A Nation Within a Nation
Yemen, already devastated by nearly a decade of civil war, faces yet another layer of complexity as the Southern Transitional Council (STC) reportedly moves to dismantle the very government it once fought alongside. The STC, backed by the United Arab Emirates, has long harbored ambitions of southern independence, viewing itself as the legitimate representative of South Yemen—a nation that existed independently until unification in 1990. This latest development signals not just a tactical disagreement but a fundamental rupture in the anti-Houthi coalition that has struggled to maintain unity since 2015.
The Unraveling of Convenient Alliances
The timing of the STC’s aggressive moves is particularly telling. With international attention diverted to other global crises and Saudi Arabia increasingly eager to extricate itself from the Yemeni quagmire, the STC appears to be exploiting a power vacuum. Reports suggest the council is systematically taking control of government institutions in southern Yemen, including revenue-generating ports and administrative offices in Aden, the temporary capital. This isn’t merely a territorial dispute—it’s an attempt to create facts on the ground that could determine Yemen’s future political geography.
The international community’s muted response reflects a broader fatigue with Yemen’s seemingly intractable conflict. While the UN and Western powers continue to officially support Yemen’s Presidential Leadership Council, their actual leverage has diminished considerably. The STC’s calculations likely factor in this waning international engagement, betting that possession will prove to be nine-tenths of the law in a country where central authority has all but collapsed.
Beyond the Battlefield: Yemen’s Existential Crisis
What makes this development particularly tragic is how it compounds Yemen’s humanitarian catastrophe. The country already faces what the UN has called the world’s worst humanitarian crisis, with millions on the brink of starvation. The STC’s moves threaten to further fragment aid delivery systems and governance structures, potentially creating competing bureaucracies that will make addressing basic human needs even more challenging. Moreover, this internal southern conflict provides the Houthis with propaganda ammunition and potentially weakens the overall resistance to their expansion.
The deeper implications extend beyond Yemen’s borders. The STC’s assertiveness demonstrates how regional powers like the UAE can create parallel structures that outlive their original purpose, fundamentally altering the political landscape of nations. It also reveals the limitations of internationally brokered peace processes that fail to account for sub-national actors with their own legitimate grievances and aspirations.
A Future of Permanent Partition?
As the STC consolidates its control over southern institutions, Yemen faces an uncomfortable question: Is the price of ending the war accepting the country’s de facto partition? The international community’s insistence on Yemen’s territorial integrity increasingly clashes with realities on the ground, where multiple authorities exercise sovereignty over different regions.

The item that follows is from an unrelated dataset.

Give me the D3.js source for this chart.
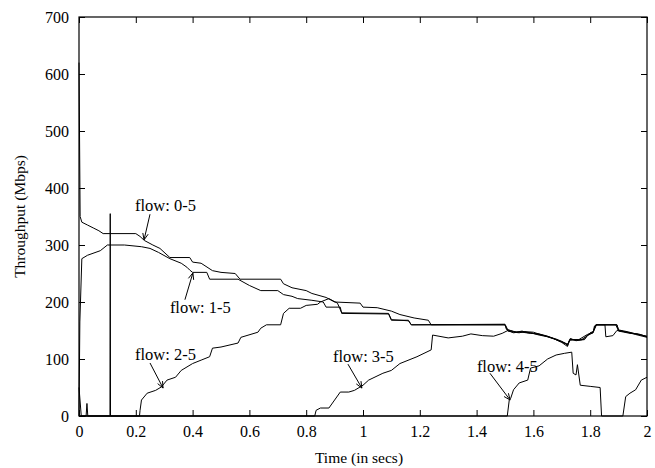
<!DOCTYPE html>
<meta charset="utf-8">
<style>
body { margin: 0; background: #fff; }
text { font-family: "Liberation Serif", "Times New Roman", Tinos, "DejaVu Serif", serif !important; }
.flow { fill: none; stroke: #000; stroke-width: 1; }
.axis text { font-size: 16px; fill: #000; }
.axis line { stroke: #000; }
.note { font-size: 16.5px; }
.title { font-size: 15.5px; }
.arrow { fill: none; stroke: #000; stroke-width: 1; }
</style>
<svg width="655" height="468"></svg>
<script src="https://cdn.jsdelivr.net/npm/d3@7"></script>
<script>

// throughput of each flow, [time (s), Mbps]
var flow05 = [[0,620],[0.004,350],[0.01,340],[0.03,335],[0.05,330],[0.07,325],[0.085,320],[0.2,320],
  [0.215,315],[0.23,308],[0.26,300],[0.285,294],[0.32,278],[0.39,278],[0.40,270],[0.43,268],[0.47,255],
  [0.5,252],[0.55,250],[0.567,240],[0.71,240],[0.72,232],[0.75,225],[0.8,220],[0.82,215],[0.87,208],
  [0.9,200],[0.99,198],[1.0,191],[1.05,190],[1.1,184],[1.13,178],[1.18,172],[1.23,168],[1.24,160],
  [1.5,160],[1.505,152],[1.52,150],[1.54,147],[1.56,149],[1.58,146],[1.6,145],[1.62,143],[1.64,141],
  [1.66,138],[1.68,135],[1.7,131],[1.715,127],[1.72,123],[1.725,131],[1.73,135],[1.74,134],[1.76,133],
  [1.78,134],[1.79,142],[1.80,145],[1.81,146],[1.815,158],[1.824,160],[1.894,160],[1.9,150],[1.92,148],
  [1.94,146],[1.96,144],[1.98,142],[2,139]];

var flow15 = [[0,0],[0.003,165],[0.01,276],[0.03,282],[0.075,290],[0.1,300],[0.16,300],[0.22,297],
  [0.25,294],[0.28,287],[0.32,276],[0.36,268],[0.38,261],[0.39,256],[0.4,252],[0.45,252],[0.46,240],
  [0.56,240],[0.6,229],[0.64,220],[0.7,220],[0.72,213],[0.75,210],[0.77,206],[0.82,203],[0.86,200],
  [0.87,191],[0.92,191],[0.925,180],[1.09,179],[1.1,168],[1.16,168],[1.17,160],[1.5,160],[1.51,149],
  [1.53,147],[1.55,146],[1.57,148],[1.6,147],[1.63,142],[1.65,139],[1.67,136],[1.7,129],[1.72,122],
  [1.73,136],[1.75,132],[1.78,135],[1.8,146],[1.81,148],[1.82,160],[1.852,160],[1.855,139],[1.88,141],
  [1.894,150],[1.91,149],[1.93,147],[1.96,143],[2,138]];

var flow25 = [[0,50],[0.008,0],[0.025,0],[0.028,22],[0.031,0],[0.109,0],[0.11,355],[0.111,0],[0.213,0],
  [0.215,10],[0.22,28],[0.24,40],[0.27,45],[0.29,51],[0.31,63],[0.34,68],[0.36,80],[0.4,92],[0.43,98],
  [0.46,104],[0.47,119],[0.5,121],[0.56,128],[0.57,138],[0.63,147],[0.64,154],[0.66,160],[0.71,160],
  [0.72,180],[0.74,189],[0.78,189],[0.8,194],[0.84,196],[0.85,200],[0.88,206],[0.91,198],[0.925,181],
  [1.09,180],[1.1,169],[1.16,167],[1.17,160],[1.5,161],[1.51,151],[1.53,148],[1.56,147],[1.59,145],
  [1.62,144],[1.65,140],[1.68,134],[1.7,130],[1.72,125],[1.728,134],[1.76,134],[1.79,143],[1.81,147],
  [1.82,160],[1.894,160],[1.9,151],[1.93,148],[1.97,143],[2,140]];

var flow35 = [[0,0],[0.83,0],[0.835,10],[0.85,14],[0.88,14],[0.9,28],[0.92,42],[0.95,42],[0.97,45],
  [1.0,54],[1.02,63],[1.07,75],[1.1,80],[1.13,92],[1.19,104],[1.24,116],[1.245,142],[1.3,137],
  [1.35,140],[1.38,144],[1.42,141],[1.46,140],[1.49,145],[1.51,150],[1.53,146],[1.56,148],[1.59,146],
  [1.62,142],[1.65,139],[1.68,134],[1.7,130],[1.72,126],[1.73,133],[1.77,134],[1.79,141],[1.81,146],
  [1.822,160],[1.89,160],[1.9,149],[1.94,145],[1.97,144],[2,139]];

var flow45 = [[0,0],[1.508,0],[1.515,28],[1.52,31],[1.53,46],[1.55,58],[1.58,63],[1.59,84],[1.62,88],
  [1.65,100],[1.68,107],[1.71,110],[1.735,112],[1.74,75],[1.75,72],[1.755,90],[1.765,54],[1.8,52],
  [1.835,50],[1.84,0],[1.915,0],[1.925,34],[1.94,40],[1.96,46],[1.98,63],[2,68]];

var xTicks = [0, 0.2, 0.4, 0.6, 0.8, 1, 1.2, 1.4, 1.6, 1.8, 2];
var yTicks = [0, 100, 200, 300, 400, 500, 600, 700];

// labels: text start point and arrow (from -> to), in data units
var notes = [
  {text: "flow: 0-5", at: [0.197, 360], from: [0.25, 354], to: [0.229, 309]},
  {text: "flow: 1-5", at: [0.32, 181], from: [0.373, 204], to: [0.401, 251]},
  {text: "flow: 2-5", at: [0.197, 98], from: [0.25, 93], to: [0.296, 49]},
  {text: "flow: 3-5", at: [0.894, 95], from: [0.947, 91], to: [0.996, 49]},
  {text: "flow: 4-5", at: [1.401, 77], from: [1.447, 75], to: [1.518, 28]}
];

var margin = {top: 17, right: 8, bottom: 52, left: 79},
    width = 655 - margin.left - margin.right,
    height = 468 - margin.top - margin.bottom;

var svg = d3.select("svg");
var g = svg.append("g").attr("transform", "translate(" + margin.left + "," + margin.top + ")");

var x = d3.scaleLinear().domain([0, 2]).range([0, width]);
var y = d3.scaleLinear().domain([0, 700]).range([height, 0]);

var fmt = function(d) { return String(+d.toFixed(1)); };

g.append("g").attr("class", "axis")
    .attr("transform", "translate(0," + height + ")")
    .call(d3.axisBottom(x).tickValues(xTicks).tickFormat(fmt).tickSizeInner(-6).tickSizeOuter(0).tickPadding(10));
g.append("g").attr("class", "axis")
    .call(d3.axisTop(x).tickValues(xTicks).tickFormat("").tickSizeInner(-6).tickSizeOuter(0));
g.append("g").attr("class", "axis")
    .call(d3.axisLeft(y).tickValues(yTicks).tickSizeInner(-6).tickSizeOuter(0).tickPadding(10));
g.append("g").attr("class", "axis")
    .attr("transform", "translate(" + width + ",0)")
    .call(d3.axisRight(y).tickValues(yTicks).tickFormat("").tickSizeInner(-6).tickSizeOuter(0));
g.selectAll(".axis").attr("font-family", null);
g.selectAll(".axis .domain").remove();

var line = d3.line().x(function(d) { return x(d[0]); }).y(function(d) { return y(d[1]); });

[flow05, flow15, flow25, flow35, flow45].forEach(function(f) {
  g.append("path").datum(f).attr("class", "flow").attr("d", line);
});

g.append("rect").attr("width", width).attr("height", height)
    .attr("fill", "none").attr("stroke", "#000").attr("stroke-width", 1.2);

notes.forEach(function(n) {
  g.append("text").attr("class", "note")
      .attr("x", x(n.at[0])).attr("y", y(n.at[1])).text(n.text);
  var x1 = x(n.from[0]), y1 = y(n.from[1]), x2 = x(n.to[0]), y2 = y(n.to[1]);
  var a = Math.atan2(y2 - y1, x2 - x1), L = 7, s = 0.4;
  g.append("path").attr("class", "arrow")
      .attr("d", "M" + x1 + "," + y1 + "L" + x2 + "," + y2 +
        "M" + (x2 - L * Math.cos(a - s)) + "," + (y2 - L * Math.sin(a - s)) +
        "L" + x2 + "," + y2 +
        "L" + (x2 - L * Math.cos(a + s)) + "," + (y2 - L * Math.sin(a + s)));
});

svg.append("text").attr("class", "title")
    .attr("x", margin.left + width / 2 - 4).attr("y", 463)
    .attr("text-anchor", "middle").text("Time (in secs)");
svg.append("text").attr("class", "title")
    .attr("transform", "translate(25," + (margin.top + height / 2) + ")rotate(-90)")
    .attr("text-anchor", "middle").text("Throughput (Mbps)");

</script>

The STC’s latest moves may force a reckoning with this contradiction.
Perhaps the most profound tragedy is that Yemen’s fragmentation is occurring not through negotiated settlement but through force and fait accompli. Each faction’s pursuit of maximum advantage ensures that when negotiations eventually occur, they will start from positions of entrenched division rather than potential unity. In a nation where identities have always been complex and overlapping, the forced simplification into rigid territorial blocs may create conflicts that outlast the current war by generations. Will the international community continue to insist on a unified Yemen that exists only in diplomatic communiqués, or will it finally grapple with the messy reality that Yemen, as a unified state, may already be beyond salvation?